Gun Safety

Flowers that barely last a day, and wilt in the vase when you pick them

Clouds that drift in a clear blue sky, why wish them to be anything different?

People that meander from platform to train, don’t bother me with their moods

But your thoughts?

Turbulent waves pulling me in

I drown in salt water, going under again

“Where there is love there is pain”


Why do some people have the ability to affect us with their moods, and not others? Something in them, pulls a trigger in us. We care. It would be nice to do away with care and live a more peaceful life, perhaps. But those same people that know where our guns are kept, also know where all our happiness is stored. And much of it lives in them.

Relationships, they teach me a lot. Mostly about how hair trigger my reactions are when someone steps on my love nerve. It’s a big nerve and it runs all the way around the outside of me and is connected by leads to my heart.

My Mum used to say constantly “don’t wear your heart on your sleeve”, probably because when I did so, she felt her own love nerve get stepped on, protective instincts bounding to the fore. But there really isn’t a remedy for care, we care, because we care.

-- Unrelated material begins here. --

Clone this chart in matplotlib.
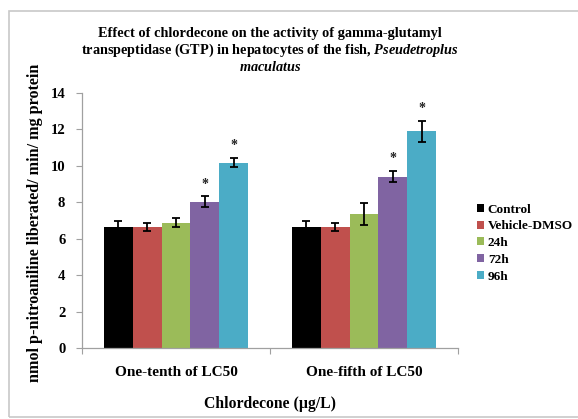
import matplotlib
matplotlib.use("Agg")
import matplotlib.pyplot as plt
import numpy as np
from matplotlib.patches import Rectangle

plt.rcParams['font.family'] = ['Liberation Serif', 'DejaVu Serif']
plt.rcParams['font.weight'] = 'bold'
plt.rcParams['mathtext.fontset'] = 'custom'
plt.rcParams['mathtext.rm'] = 'Liberation Serif:bold'
plt.rcParams['mathtext.it'] = 'Liberation Serif:italic'
plt.rcParams['mathtext.bf'] = 'Liberation Serif:bold'

categories = ["One-tenth of LC50", "One-fifth of LC50"]
series = ["Control", "Vehicle-DMSO", "24h", "72h", "96h"]
colors = ["#000000", "#C0504D", "#9BBB59", "#8064A2", "#4BACC6"]
values = {
    "Control":      [6.62, 6.62],
    "Vehicle-DMSO": [6.65, 6.65],
    "24h":          [6.88, 7.36],
    "72h":          [8.04, 9.41],
    "96h":          [10.18, 11.90],
}
errors = {
    "Control":      [0.35, 0.35],
    "Vehicle-DMSO": [0.20, 0.20],
    "24h":          [0.24, 0.62],
    "72h":          [0.28, 0.32],
    "96h":          [0.27, 0.58],
}
significant = {
    "Control":      [False, False],
    "Vehicle-DMSO": [False, False],
    "24h":          [False, False],
    "72h":          [True, True],
    "96h":          [True, True],
}
yticks = [0, 2, 4, 6, 8, 10, 12, 14]

fig = plt.figure(figsize=(5.78, 4.19), dpi=100)
# chart border
fig.patches.append(Rectangle((9/578, 2/419), 1.0, 406/419, transform=fig.transFigure,
                             fill=False, edgecolor="#C8C8C8", linewidth=1.2))

ax = fig.add_axes([82/578, 1-348/419, 376/578, 255/419])
x = np.arange(len(categories))
w = 0.1532
n = len(series)
for i, s in enumerate(series):
    xs = x + (i - (n-1)/2) * w
    ax.bar(xs, values[s], width=w, color=colors[i], label=s, zorder=2)
    ax.errorbar(xs, values[s], yerr=errors[s], fmt='none', ecolor='black',
                elinewidth=1.3, capsize=2.8, capthick=1.3, zorder=3)
    for j in range(len(categories)):
        if significant[s][j]:
            ax.text(xs[j], values[s][j] + errors[s][j] + 0.3, "*", ha='center', va='bottom',
                    fontsize=10, fontweight='bold', color='#222222')

ax.set_xlim(-0.5, 1.5)
ax.set_ylim(0, 14)
ax.set_yticks(yticks)
ax.set_yticklabels([str(t) for t in yticks], fontsize=10.5, fontweight='bold')
ax.set_xticks([-0.5, 0.5, 1.5], minor=False)
ax.set_xticklabels([])
ax.set_xticks(x, minor=True)
ax.set_xticklabels(categories, minor=True, fontsize=11, fontweight='bold')
ax.tick_params(axis='x', which='minor', length=0, pad=13)
ax.tick_params(axis='x', which='major', length=4, color='#A0A0A0', direction='out')
ax.tick_params(axis='y', length=4, color='#A0A0A0', direction='out', pad=8)
for sp in ['top', 'right']:
    ax.spines[sp].set_visible(False)
for sp in ['left', 'bottom']:
    ax.spines[sp].set_color('#A0A0A0')
    ax.spines[sp].set_linewidth(0.9)

ax.set_ylabel("nmol p-nitroaniline liberated/ min/ mg protein", fontsize=11.6, fontweight='bold')
ax.yaxis.set_label_coords(-0.105, 0.49)
ax.set_xlabel("Chlordecone (\u00b5g/L)", fontsize=11.3, fontweight='bold', labelpad=12)

fig.text(270/578, 1-33/419, "Effect of chlordecone on the activity of gamma-glutamyl",
         ha='center', va='center', fontsize=10.3, fontweight='bold')
fig.text(270/578, 1-50/419,
         r"transpeptidase (GTP) in hepatocytes of the fish, $\mathit{Pseudetroplus}$",
         ha='center', va='center', fontsize=10.3, fontweight='bold')
fig.text(270/578, 1-67/419, r"$\mathit{maculatus}$",
         ha='center', va='center', fontsize=10.3)

leg = ax.legend(loc='upper left', bbox_to_anchor=(470/578, 1-197/419), bbox_transform=fig.transFigure,
                frameon=False, fontsize=9.5, handlelength=0.55, handleheight=0.55, handletextpad=0.3,
                labelspacing=0.36, borderpad=0)

fig.savefig("out.png", dpi=100)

The care switch doesn’t even get turned off after a loved one dies. It should, they aren’t physically here anymore, so why do we care?

Maybe we leave pieces of ourselves in others, and they in us. Perhaps then, when we die, the pieces we left live on.

“Energy never dies, it is merely transformed”


I know that no matter how long it has been, sometimes I still grieve my departed loved ones, keenly. Like a clot that moves around the body unseen, until it bumps into your heart, moves into your throat and out your eyes. Those pieces continue to tumble around in our system until we die.

But there is no remedy. Just the understanding, and sometimes that is enough.

Header photo courtesy Tim Marshall Unsplash

8 thoughts on “Gun Safety

  1. You took me along with your reflections on caring, even beyond the death of our loved one, and brought me to tears. The nun, with whom I entered the convent in 1971, died this week from breast cancer. Though we had not seen each other since 2001 when I last visited Guyana, I’m devastated by her loss. As you express it so well: “Maybe we leave pieces of ourselves in others, and they in us. Perhaps then, when we die, the pieces we left live on.” All those pieces of the seven years we journeyed together in the religious life now live on in me.

    • Having the capacity for memory is a double edged sword Rosaliene, if we can learn to deal with the pain of loss, I think the love is so very worth it. I have your book on my Christmas holiday reading list. Had best get hold of a copy before the postal service goes max, I’m looking forward to reading it.